After my interview with Nemi R. Miranda, Jandy and I moved next door to the Balaw-Balaw Specialty Restaurant. This restaurant, made famous by Andrew Zimmern in Discovery Travel and Living’s “Bizarre Foods,” offers truly exotic cuisine such as sautéed ants and crickets, wood worms and frog cooked adobo style, Soup No. 5 (cow butt and testicles), adobong uok (beetle larvae), among others.
Andrew tried the last two. However, having already taken lunch, we weren’t there for the exotic food (Maybe next time). Rather, we wanted to explore the Ang Nuno Artists Foundation Gallery at the second floor.

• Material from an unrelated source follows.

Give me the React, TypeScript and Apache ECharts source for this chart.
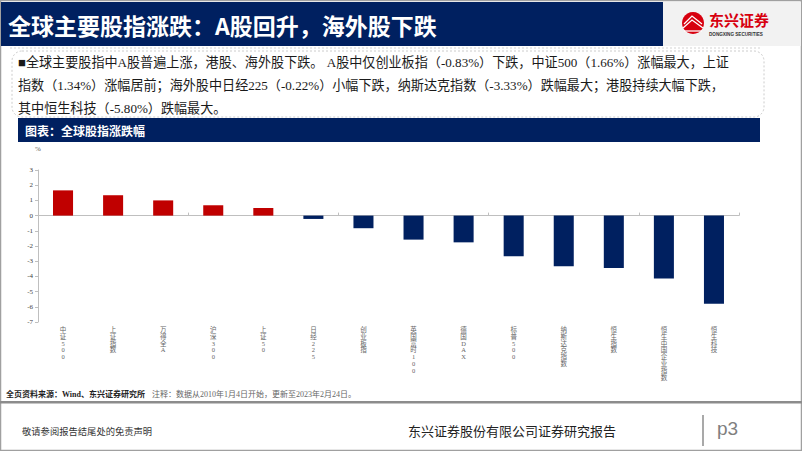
import React, { useEffect, useRef } from "react";
import * as echarts from "echarts";

const categories = ["中证500", "上证指数", "万得全A", "沪深300", "上证50", "日经225", "创业板指", "英国富时100", "德国DAX", "标普500", "纳斯达克指数", "恒生指数", "恒生中国企业指数", "恒生科技"];
const changes = [1.66, 1.34, 1.0, 0.68, 0.5, -0.22, -0.83, -1.58, -1.76, -2.68, -3.33, -3.45, -4.13, -5.8];
const yTicks = { min: -7, max: 3, interval: 1 };

const pageTitle = "全球主要股指涨跌：A股回升，海外股下跌";
const summaryLines = [
  "■全球主要股指中A股普遍上涨，港股、海外股下跌。 A股中仅创业板指（-0.83%）下跌，中证500（1.66%）涨幅最大，上证",
  "指数（1.34%）涨幅居前；海外股中日经225（-0.22%）小幅下跌，纳斯达克指数（-3.33%）跌幅最大；港股持续大幅下跌，",
  "其中恒生科技（-5.80%）跌幅最大。",
];
const chartTitle = "图表：全球股指涨跌幅";
const sourceBold = "全页资料来源：Wind、东兴证券研究所";
const sourceNote = "注释：数据从2010年1月4日开始，更新至2023年2月24日。";
const footerLeft = "敬请参阅报告结尾处的免责声明";
const footerCenter = "东兴证券股份有限公司证券研究报告";
const pageNo = "p3";

const NAVY = "#002060";
const RED = "#C00000";
const SERIF = "'Liberation Serif', 'Noto Sans CJK SC', serif";
const SANS = "'Noto Sans CJK SC', 'Noto Sans', sans-serif";

export default function App() {
  const ref = useRef<HTMLDivElement>(null);
  useEffect(() => {
    if (!ref.current) return;
    const chart = echarts.init(ref.current, undefined, { renderer: "svg" });
    const graphics: any[] = [
      { type: "rect", shape: { x: 0.5, y: 0.5, width: 801, height: 450 }, style: { fill: "none", stroke: "#A0A0A0", lineWidth: 1.5 }, z: 1 },
      { type: "rect", shape: { x: 1, y: 2, width: 662, height: 44 }, style: { fill: NAVY }, z: 2 },
      { type: "rect", shape: { x: 663, y: 2, width: 138, height: 44 }, style: { fill: "#F2F2F2" }, z: 2 },
      { type: "text", x: 8, y: 25, style: { text: pageTitle, fill: "#FFFFFF", fontSize: 23, fontWeight: "bold", fontFamily: SANS, textVerticalAlign: "middle" }, z: 3 },
      // logo
      { type: "circle", shape: { cx: 693, cy: 23, r: 11 }, style: { fill: "#D7000F" }, z: 3 },
      { type: "polyline", shape: { points: [[684, 24], [692, 16], [702, 24]] }, style: { stroke: "#FFFFFF", lineWidth: 1.3, fill: "none" }, z: 4 },
      { type: "polyline", shape: { points: [[683, 28], [692, 20], [703, 28]] }, style: { stroke: "#FFFFFF", lineWidth: 1.3, fill: "none" }, z: 4 },
      { type: "line", shape: { x1: 684, y1: 31, x2: 702, y2: 31 }, style: { stroke: "#FFFFFF", lineWidth: 1.3 }, z: 4 },
      { type: "text", x: 709, y: 19.5, style: { text: "东兴证券", fill: "#D7000F", fontSize: 15, fontWeight: "bold", fontFamily: SANS, textVerticalAlign: "middle" }, z: 3 },
      { type: "text", x: 709, y: 34.5, style: { text: "DONGXING SECURITIES", fill: "#333333", fontSize: 4.6, fontWeight: "bold", fontFamily: "'Liberation Sans', sans-serif", textVerticalAlign: "middle" }, z: 3 },
      { type: "line", shape: { x1: 10, y1: 48, x2: 762, y2: 48 }, style: { stroke: "#C8C8C8", lineWidth: 0.8, lineDash: [2, 2] }, z: 2 },
      // summary box
      { type: "rect", shape: { x: 12, y: 51, width: 752, height: 66, r: 10 }, style: { fill: "none", stroke: "#BFBFBF", lineWidth: 0.8, lineDash: [2, 2] }, z: 2 },
      ...summaryLines.map((t, i) => ({ type: "text", x: 18, y: 62 + i * 23, style: { text: t, fill: "#1A1A1A", fontSize: 13.1, fontFamily: SERIF, textVerticalAlign: "middle" }, z: 3 })),
      // chart title bar
      { type: "rect", shape: { x: 18, y: 118, width: 742, height: 24 }, style: { fill: NAVY }, z: 2 },
      { type: "text", x: 25, y: 130, style: { text: chartTitle, fill: "#FFFFFF", fontSize: 12, fontWeight: "bold", fontFamily: SANS, textVerticalAlign: "middle" }, z: 3 },
      // source
      { type: "text", x: 6, y: 394, style: { text: sourceBold, fill: "#222222", fontSize: 8, fontWeight: "bold", fontFamily: SERIF, textVerticalAlign: "middle" }, z: 3 },
      { type: "text", x: 152, y: 394, style: { text: sourceNote, fill: "#666666", fontSize: 8, fontFamily: SERIF, textVerticalAlign: "middle" }, z: 3 },
      { type: "rect", shape: { x: 0, y: 401, width: 802, height: 2.5 }, style: { fill: "#8C8C8C" }, z: 3 },
      // footer
      { type: "text", x: 22, y: 432, style: { text: footerLeft, fill: "#333333", fontSize: 9.3, fontFamily: SERIF, textVerticalAlign: "middle" }, z: 3 },
      { type: "text", x: 408, y: 431, style: { text: footerCenter, fill: "#222222", fontSize: 13, fontFamily: SERIF, textVerticalAlign: "middle" }, z: 3 },
      { type: "line", shape: { x1: 703, y1: 415, x2: 703, y2: 446 }, style: { stroke: "#8C8C8C", lineWidth: 1.5 }, z: 3 },
      { type: "text", x: 717, y: 428, style: { text: pageNo, fill: "#7F7F7F", fontSize: 19, fontFamily: "'Liberation Sans', Arial, sans-serif", textVerticalAlign: "middle" }, z: 3 },
    ];

    chart.setOption({
      animation: false,
      backgroundColor: "#FFFFFF",
      grid: { left: 38, right: 63, top: 170, bottom: 129, containLabel: false },
      xAxis: [
        {
          type: "category",
          data: categories,
          axisLine: { show: true, onZero: true, lineStyle: { color: "#BFBFBF", width: 1 } },
          axisTick: { show: true, inside: true, length: 3, lineStyle: { color: "#BFBFBF" } },
          axisLabel: { show: false },
          splitLine: { show: false },
        },
        {
          type: "category",
          data: categories,
          position: "bottom",
          axisLine: { show: false, onZero: false },
          axisTick: { show: false },
          splitLine: { show: false },
          axisLabel: {
            show: true,
            interval: 0,
            margin: 4,
            fontSize: 6.5,
            lineHeight: 6.8,
            color: "#666666",
            fontFamily: SERIF,
            formatter: (v: string) => v.split("").join("\n"),
          },
        },
      ],
      yAxis: {
        type: "value",
        min: yTicks.min,
        max: yTicks.max,
        interval: yTicks.interval,
        name: "%",
        nameLocation: "end",
        nameGap: 18,
        nameTextStyle: { fontSize: 7, color: "#595959", fontFamily: SERIF },
        axisLine: { show: true, lineStyle: { color: "#BFBFBF", width: 1 } },
        axisTick: { show: true, length: 3, lineStyle: { color: "#BFBFBF" } },
        axisLabel: { fontSize: 7, color: "#404040", margin: 5, fontFamily: SERIF },
        splitLine: { show: false },
      },
      series: [
        {
          type: "bar",
          data: changes,
          barWidth: "40%",
          itemStyle: { color: (p: any) => (p.value >= 0 ? RED : NAVY) },
        },
      ],
      graphic: graphics,
    });
    return () => chart.dispose();
  }, []);
  return <div ref={ref} style={{ position: "absolute", left: 0, top: 0, width: 802, height: 451 }} />;
}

Luckily, Andre, the restaurant manager (and also an artist) son of the late artist and sculptor Perdigon N. Vocalan, was there and he granted us permission to explore the gallery upstairs. The dining area is already a gallery of sorts, with colorful paper mache sculptures and paintings (with subjects ranging from basket of fruits to mythical creatures) all around the patchwork property. Outside, soda bottle lanterns hang from trees.
Upon climbing the spiral staircase, we were ushered into an impressive repository of Philippine treasures that showcases Filipino heritage through colorful papier mache, antiques and artworks by Perdigon, his sons Andre and Rembrandt as well as other independent and budding local artists and craftsmen from Angono and other Rizal towns.
A collection of wood sculpture and furniture |
The accomplished Vocalan was influenced by the late National Artist and Angonon Carlos “Botong” Francisco (November 4, 1912 – March 31, 1969) and his various paintings, sculptures and woodcarvings, inspired by Filipino traditions and legends,capture Angono’s rich cultural heritage as well as depict folk stories and characters like the kapre (a menacing creature that seeks refuge in big trees), duwende (goblin), tikbalang (demon horse), manananggal (a woman with the ability to detach the two halves of its body at the waist), and the like. He also depicted women in all their glory and beauty. There are also several depictions of the Mother and Child.
Dining table with tapayan above it |
The gallery, a reflection of Perdigon’s eclectic taste, also has an impressive collection of antiques and religious objects such as statues of saints (some just heads without a body), a complete tableau of the Last Supper and a Santo Entierro (statue of the dead Christ). There’s also a collection of antique furniture including folding chairs, a complete dining table set (with earthen, knee-tall jars or tapayans hanging above it) and a huge, intricately carved wooden door.
Tableau of Last Supper |
I also took a peek, via a spiral stairway, at the third floor which houses a workshop where huge, colorful masks of the higantes for the Higantes Festival are made. In 1987, Perdigon conceived the idea of the Higantes Festival.
He advocated having more higantes (papier mache giants) in the town fiesta by coordinating with the barangays of Angono to come up with higantes that will represent their barangay. Miniature papier mache dolls, great examples of Filipino folk art, are also made here for souvenir hunters.